▶ _Work instructions_: Only the lines from the start of the data to the line containing "1, 1.1, 1.2, 1.3, 1.4, 1.5, 1.6, 1.7, 1.8, 1.9, 2];", both included, should be output, exactly and without pictures.

▶ _Information shown_:
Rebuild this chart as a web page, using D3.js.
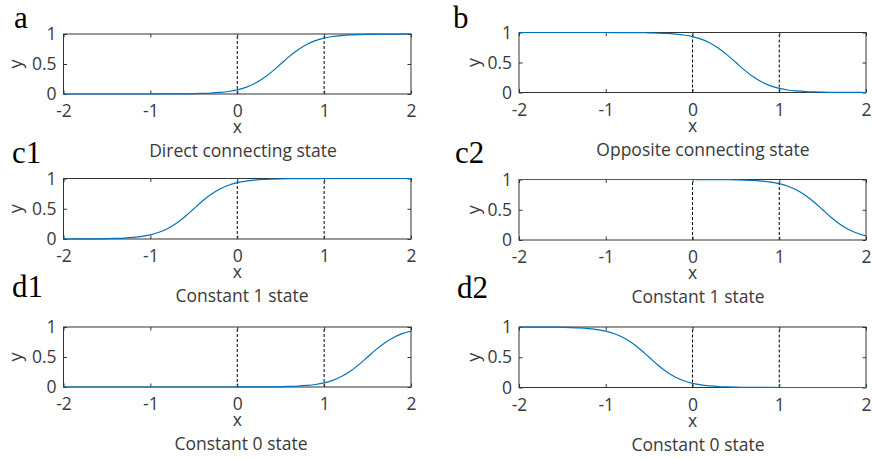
<!DOCTYPE html>
<html>
<head>
<meta charset="utf-8">
<script src="https://cdn.jsdelivr.net/npm/d3@7"></script>
<style>
  html, body { margin: 0; padding: 0; background: #fff; }
  svg { display: block; }
</style>
</head>
<body>
<svg id="fig" width="872" height="459"></svg>
<script>
// Sample positions along x (step 0.1)
const xs = [-2, -1.9, -1.8, -1.7, -1.6, -1.5, -1.4, -1.3, -1.2, -1.1,
            -1, -0.9, -0.8, -0.7, -0.6, -0.5, -0.4, -0.3, -0.2, -0.1,
            0, 0.1, 0.2, 0.3, 0.4, 0.5, 0.6, 0.7, 0.8, 0.9,
            1, 1.1, 1.2, 1.3, 1.4, 1.5, 1.6, 1.7, 1.8, 1.9, 2];

// Response curves for each state
const yDirect = [0, 0, 0, 0, 0, 0, 0, 0, 0, 0,
                 0, 0.001, 0.001, 0.002, 0.003, 0.005, 0.009, 0.015, 0.026, 0.042,
                 0.069, 0.111, 0.174, 0.261, 0.373, 0.5, 0.627, 0.739, 0.826, 0.889,
                 0.931, 0.958, 0.974, 0.985, 0.991, 0.995, 0.997, 0.998, 0.999, 0.999, 1];
const yOpposite = [1, 1, 1, 1, 1, 1, 1, 1, 1, 1,
                   1, 0.999, 0.999, 0.998, 0.997, 0.995, 0.991, 0.985, 0.974, 0.958,
                   0.931, 0.889, 0.826, 0.739, 0.627, 0.5, 0.373, 0.261, 0.174, 0.111,
                   0.069, 0.042, 0.026, 0.015, 0.009, 0.005, 0.003, 0.002, 0.001, 0.001, 0];
const yConst1a = [0, 0.001, 0.001, 0.002, 0.003, 0.005, 0.009, 0.015, 0.026, 0.042,
                  0.069, 0.111, 0.174, 0.261, 0.373, 0.5, 0.627, 0.739, 0.826, 0.889,
                  0.931, 0.958, 0.974, 0.985, 0.991, 0.995, 0.997, 0.998, 0.999, 0.999,
                  1, 1, 1, 1, 1, 1, 1, 1, 1, 1, 1];
const yConst1b = [1, 1, 1, 1, 1, 1, 1, 1, 1, 1,
                  1, 1, 1, 1, 1, 1, 1, 1, 1, 1,
                  1, 0.999, 0.999, 0.998, 0.997, 0.995, 0.991, 0.985, 0.974, 0.958,
                  0.931, 0.889, 0.826, 0.739, 0.627, 0.5, 0.373, 0.261, 0.174, 0.111, 0.069];
const yConst0a = [0, 0, 0, 0, 0, 0, 0, 0, 0, 0,
                  0, 0, 0, 0, 0, 0, 0, 0, 0, 0,
                  0, 0.001, 0.001, 0.002, 0.003, 0.005, 0.009, 0.015, 0.026, 0.042,
                  0.069, 0.111, 0.174, 0.261, 0.373, 0.5, 0.627, 0.739, 0.826, 0.889, 0.931];
const yConst0b = [1, 0.999, 0.999, 0.998, 0.997, 0.995, 0.991, 0.985, 0.974, 0.958,
                  0.931, 0.889, 0.826, 0.739, 0.627, 0.5, 0.373, 0.261, 0.174, 0.111,
                  0.069, 0.042, 0.026, 0.015, 0.009, 0.005, 0.003, 0.002, 0.001, 0.001,
                  0, 0, 0, 0, 0, 0, 0, 0, 0, 0, 0];

// Axis ticks and reference lines
const xTicks = [-2, -1, 0, 1, 2];
const xTickLabels = ["-2", "-1", "0", "1", "2"];
const yTicks = [0, 0.5, 1];
const yTickLabels = ["0", "0.5", "1"];
const markers = [0, 1];

// Panel letters and captions
const panelLetters = ["a", "b", "c1", "c2", "d1", "d2"];
const panelCaptions = [
  "Direct connecting state", "Opposite connecting state",
  "Constant 1 state", "Constant 1 state",
  "Constant 0 state", "Constant 0 state"
];
const panelSeries = [yDirect, yOpposite, yConst1a, yConst1b, yConst0a, yConst0b];

// Geometry of each axes box
const boxes = [
  {l: 63.5, r: 411, t: 34,    b: 94,    lx: 14,  ly: 28,  cx: 243},
  {l: 519,  r: 866, t: 32.5,  b: 92.5,  lx: 453, ly: 28,  cx: 703},
  {l: 63.5, r: 411, t: 178.5, b: 239,   lx: 12,  ly: 163, cx: 242},
  {l: 519,  r: 866, t: 179.5, b: 240,   lx: 455, ly: 163, cx: 698},
  {l: 63.5, r: 411, t: 327,   b: 387,   lx: 12,  ly: 297, cx: 241},
  {l: 519,  r: 866, t: 327,   b: 387.5, lx: 457, ly: 298, cx: 698}
];

const svg = d3.select("#fig");
const sans = "'Open Sans', 'Noto Sans', sans-serif";
const fs = 17.5;
const textCol = "#3a3a3a";
const axisCol = "#333";
const tickLen = 3.5;

boxes.forEach((bx, i) => {
  const x = d3.scaleLinear().domain([-2, 2]).range([bx.l, bx.r]);
  const y = d3.scaleLinear().domain([0, 1]).range([bx.b, bx.t]);
  const g = svg.append("g");

  // dashed markers at x = 0 and x = 1
  g.selectAll("line.marker").data(markers).join("line")
    .attr("class", "marker")
    .attr("x1", d => x(d)).attr("x2", d => x(d))
    .attr("y1", bx.b).attr("y2", bx.t)
    .attr("stroke", "#000").attr("stroke-width", 1)
    .attr("stroke-dasharray", "3,2");

  // bottom axis with inward ticks
  const ax = g.append("g").attr("transform", `translate(0,${bx.b})`)
    .call(d3.axisBottom(x).tickValues(xTicks).tickFormat((d, k) => xTickLabels[k])
      .tickSizeInner(-tickLen).tickSizeOuter(0).tickPadding(11));
  ax.select(".domain").remove();
  ax.selectAll("line").attr("stroke", axisCol);
  ax.selectAll("text").attr("font-family", sans).attr("font-size", fs).attr("fill", textCol);

  // top ticks
  g.append("g").attr("transform", `translate(0,${bx.t})`)
    .call(d3.axisTop(x).tickValues(xTicks).tickFormat("").tickSizeInner(-tickLen).tickSizeOuter(0))
    .call(s => { s.select(".domain").remove(); s.selectAll("line").attr("stroke", axisCol); });

  // left axis
  const ay = g.append("g").attr("transform", `translate(${bx.l},0)`)
    .call(d3.axisLeft(y).tickValues(yTicks).tickFormat((d, k) => yTickLabels[k])
      .tickSizeInner(-tickLen).tickSizeOuter(0).tickPadding(7));
  ay.select(".domain").remove();
  ay.selectAll("line").attr("stroke", axisCol);
  ay.selectAll("text").attr("font-family", sans).attr("font-size", fs).attr("fill", textCol);

  // right ticks
  g.append("g").attr("transform", `translate(${bx.r},0)`)
    .call(d3.axisRight(y).tickValues(yTicks).tickFormat("").tickSizeInner(-tickLen).tickSizeOuter(0))
    .call(s => { s.select(".domain").remove(); s.selectAll("line").attr("stroke", axisCol); });

  // axes box
  g.append("rect")
    .attr("x", bx.l).attr("y", bx.t)
    .attr("width", bx.r - bx.l).attr("height", bx.b - bx.t)
    .attr("fill", "none").attr("stroke", axisCol).attr("stroke-width", 1);

  // curve
  const line = d3.line().x((d, k) => x(xs[k])).y(d => y(d)).curve(d3.curveMonotoneX);
  g.append("path").datum(panelSeries[i])
    .attr("d", line)
    .attr("fill", "none").attr("stroke", "#0072BD").attr("stroke-width", 1.2);

  // axis labels
  g.append("text").attr("x", x(0)).attr("y", bx.b + 39)
    .attr("text-anchor", "middle").attr("font-family", sans).attr("font-size", fs)
    .attr("fill", textCol).text("x");
  const yMid = y(0.5);
  const yLabX = i % 2 === 0 ? 22 : 480;
  g.append("text").attr("transform", `translate(${yLabX},${yMid}) rotate(-90)`)
    .attr("text-anchor", "middle").attr("font-family", sans).attr("font-size", 18)
    .attr("fill", textCol).text("y");

  // caption
  g.append("text").attr("x", bx.cx).attr("y", bx.b + 63)
    .attr("text-anchor", "middle").attr("font-family", sans).attr("font-size", fs)
    .attr("fill", textCol).text(panelCaptions[i]);

  // panel letter
  g.append("text").attr("x", bx.lx).attr("y", bx.ly)
    .attr("font-family", "'Liberation Serif', 'Times New Roman', serif").attr("font-size", 31)
    .attr("fill", "#000").text(panelLetters[i]);
});
</script>
</body>
</html>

▶ _Answer to the exercise_:
Rebuild this chart as a web page, using D3.js.
<!DOCTYPE html>
<html>
<head>
<meta charset="utf-8">
<script src="https://cdn.jsdelivr.net/npm/d3@7"></script>
<style>
  html, body { margin: 0; padding: 0; background: #fff; }
  svg { display: block; }
</style>
</head>
<body>
<svg id="fig" width="872" height="459"></svg>
<script>
// Sample positions along x (step 0.1)
const xs = [-2, -1.9, -1.8, -1.7, -1.6, -1.5, -1.4, -1.3, -1.2, -1.1,
            -1, -0.9, -0.8, -0.7, -0.6, -0.5, -0.4, -0.3, -0.2, -0.1,
            0, 0.1, 0.2, 0.3, 0.4, 0.5, 0.6, 0.7, 0.8, 0.9,
            1, 1.1, 1.2, 1.3, 1.4, 1.5, 1.6, 1.7, 1.8, 1.9, 2];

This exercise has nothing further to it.